IonQ’s Niccolo de Masi Charts a Multi-Front Quantum Future
IonQ President & CEO Niccolo de Masi speaks at Quantum World Congress 2025, sharing his vision for building a global quantum leader and the path ahead for the industry.
IonQ President & CEO Niccolo de Masi took the stage to share how the company is moving beyond quantum computing into a fully integrated platform of computing, networking, and sensing—with the ambition to become, in his words, the “800-lb gorilla” of the quantum business.
From Pioneering Systems to Commercial Advantage
De Masi traced IonQ’s evolution over the past decade: first powering on machines in 2017, bringing systems to the public cloud by 2020, and building a commercialization roadmap that now stretches into the 2030s. IonQ has demonstrated tangible examples of quantum commercial advantage—turning what once took months of computation into days—through partnerships with companies like AstraZeneca, ANSYS, and collaborations on large language models.
This progress is underpinned by a steady cadence of hardware releases. At QWC, de Masi highlighted IonQ’s new AQ64 system, benchmarked at an unprecedented computational scale, and reaffirmed the company’s strategy of shipping successive generations every few years, each moving rapidly from lab validation into manufacturing.
Expanding the Platform: Networking and Sensing
While computing remains the core, de Masi emphasized that IonQ is also investing deeply in quantum networking and sensing:
Networking: IonQ is advancing fiber-based quantum communications through major collaborations, including a $100M program with the U.S. Air Force Research Lab. Acquisitions like ID Quantique and Capella Space enable ground-to-space secure links, paving the way for a future quantum internet.
Sensing: The planned acquisition of Vector Atomic positions IonQ to lead in positioning, navigation, and timing systems. These capabilities are critical to sectors ranging from defense to energy exploration, ensuring resilient infrastructure in an era of increasing cyber threats.
Together, these pillars create what de Masi described as the most complete quantum platform in the world, with over 1,100 employees and more than 1,000 patents worldwide.
Scaling for the 2030s and Beyond
IonQ’s roadmap doesn’t stop with today’s systems. De Masi outlined a pathway toward a 2 million-qubit fault-tolerant machine by 2030, validated by independent supply chain analysis projecting achievable costs below $30 million. This vision rests on relentless improvements in fidelity, error correction, and photonic interconnects that can eventually align logical qubits with physical ones.
He positioned IonQ as already operating in the era of early commercial advantage and on track to enter broad commercial advantage ahead of competitors—giving the company years to expand its customer ecosystem.
Partnerships and Ecosystem Growth
De Masi highlighted IonQ’s strong ties to academic and industry partners, including the University of Maryland, Oxford Ionics, Harvard-based Lightsync, and corporate leaders like NVIDIA and Amazon Web Services.
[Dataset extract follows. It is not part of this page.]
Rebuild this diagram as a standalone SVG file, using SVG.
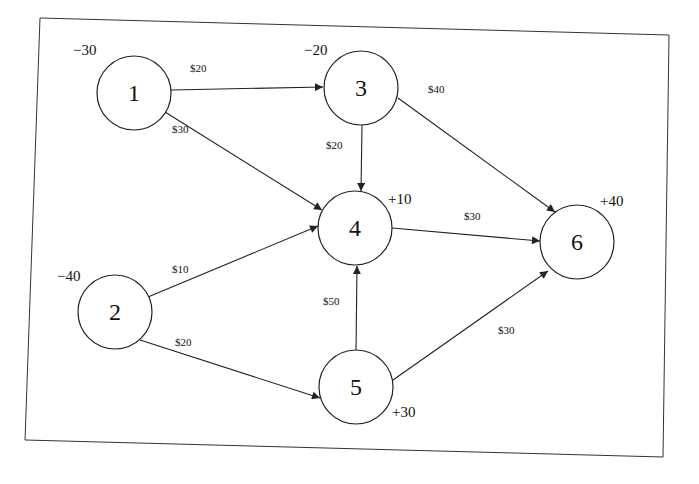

He also praised forward-thinking utilities such as EPB of Chattanooga, which is building the first commercial U.S. hub for combined quantum computing and networking.
“Computing revolutions are always about unit economics, miniaturization, and power. With IonQ, you get the most qubits, the lowest cost, and the broadest platform. We’re building the future of quantum together.”
These collaborations, he noted, illustrate IonQ’s “land and expand” strategy: once customers deploy IonQ systems, they quickly add networking and sensing capabilities to unlock new value.
Closing Call: Join the Momentum
In closing, de Masi invited researchers, engineers, and professionals across the industry to join IonQ as employees, partners, or customers. With computing, networking, and sensing now linked under one roof, he argued, IonQ is uniquely positioned to define the next era of the field.